Above photo: Archival image from a United Auto Workers publication, circa 1937. UAW.

United Auto Workers continue to fight to reopen shuttered Belvidere assembly plant.

Welcoming resignation of Stellantis CEO Carlos Tavares.

On December 1, Portuguese business executive Carlos Tavares abruptly resigned as CEO of one of the largest auto manufacturers in the world. On December 2, the United Auto Workers (UAW), one of the largest unions in the country, issued a statement welcoming the resignation, as well as announcing that Stellantis finalizing an employee leasing agreement with workers in Kokomo, Indiana, long overdue after Tavares’ delays.

In 2023, autoworkers across the United States went on a historic strike against the three largest automakers in the United States: Ford, General Motors, and Stellantis. Workers, organized by the UAW, won historic victories in their contract with the three companies, including ensuring that their wages will rise to over USD 40 per hour.

Through the agreement secured with Stellantis, workers secured the reopening of the idled Belvidere plant in Illinois, the shuttering of which had devastated that working class. The agreement also included an employee leasing agreement at Stellantis’ joint venture battery plant with Samsung SDI in Kokomo, Indiana, which is only now being finalized following Tavares’ resignation.

“Tavares’ resignation is a major step in the right direction for a company that has been mismanaged and a workforce that has been mistreated for too long,” the UAW stated. “For weeks, thousands of UAW members at Stellantis have been calling for the company to fire Tavares due to his reckless mismanagement of the company. We are pleased to see the company responding to pressure and correcting course.”

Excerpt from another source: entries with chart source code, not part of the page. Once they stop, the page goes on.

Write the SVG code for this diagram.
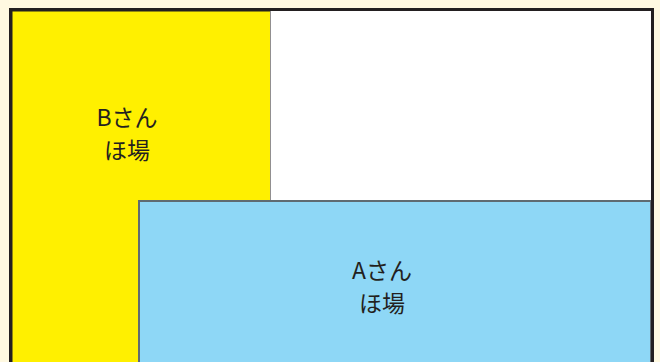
<svg xmlns="http://www.w3.org/2000/svg" width="660" height="362" viewBox="0 0 660 362">
<style>
.lbl{font-family:"Noto Sans CJK JP","Noto Sans",sans-serif;font-size:23px;fill:#231f20;text-anchor:middle}
</style>
<rect x="0" y="0" width="660" height="362" fill="#fff9e1"/>
<g id="plot-b">
<rect x="12" y="11" width="258.5" height="360" fill="#fff000" stroke="#231f20" stroke-width="1"/>
<text class="lbl" x="127" y="126">Bさん</text>
<text class="lbl" x="127" y="159">ほ場</text>
</g>
<g id="plot-empty">
<rect x="270.5" y="11" width="381" height="189.5" fill="#ffffff"/>
</g>
<g id="plot-a">
<rect x="139" y="201" width="512" height="170" fill="#8ed7f6" stroke="#5f6b72" stroke-width="2"/>
<text class="lbl" x="382" y="279">Aさん</text>
<text class="lbl" x="382" y="312">ほ場</text>
</g>
<g id="connectors"/>
<rect x="10.5" y="9.5" width="642" height="370" fill="none" stroke="#231f20" stroke-width="3"/>
</svg>
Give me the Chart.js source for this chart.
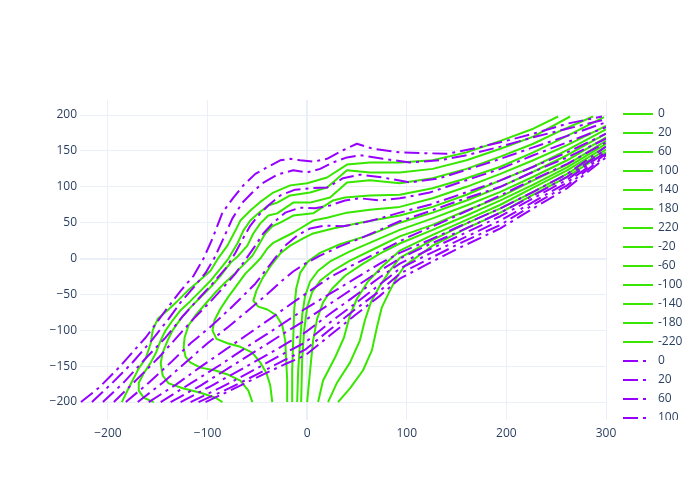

1,200 workers were displaced as a result of Belvidere’s closure, scattering workers all over the country. Now, UAW members are making preparations to potentially strike again, as they claim that Stellantis has broken its promises to workers. According to the UAW, the multi-billion dollar company promised to launch the Belvidere Mega Hub in 2024, the Belvidere Stamping operation in 2025, and the Belvidere midsize truck production in 2027. Instead, the company has informed the union that it has pushed back these launches beyond the agreed upon dates.

“They claim to be delaying the assembly plant just by a year, but it is no coincidence that they want to push the date to beyond the life of this contract,” Shawn Fain said during a September 17 livestream broadcast. “But pushing the product outside the date of the agreement means we have no agreement. It means that Stellantis will make us renegotiate product for Belvidere when we come back to the bargaining table in 2028.”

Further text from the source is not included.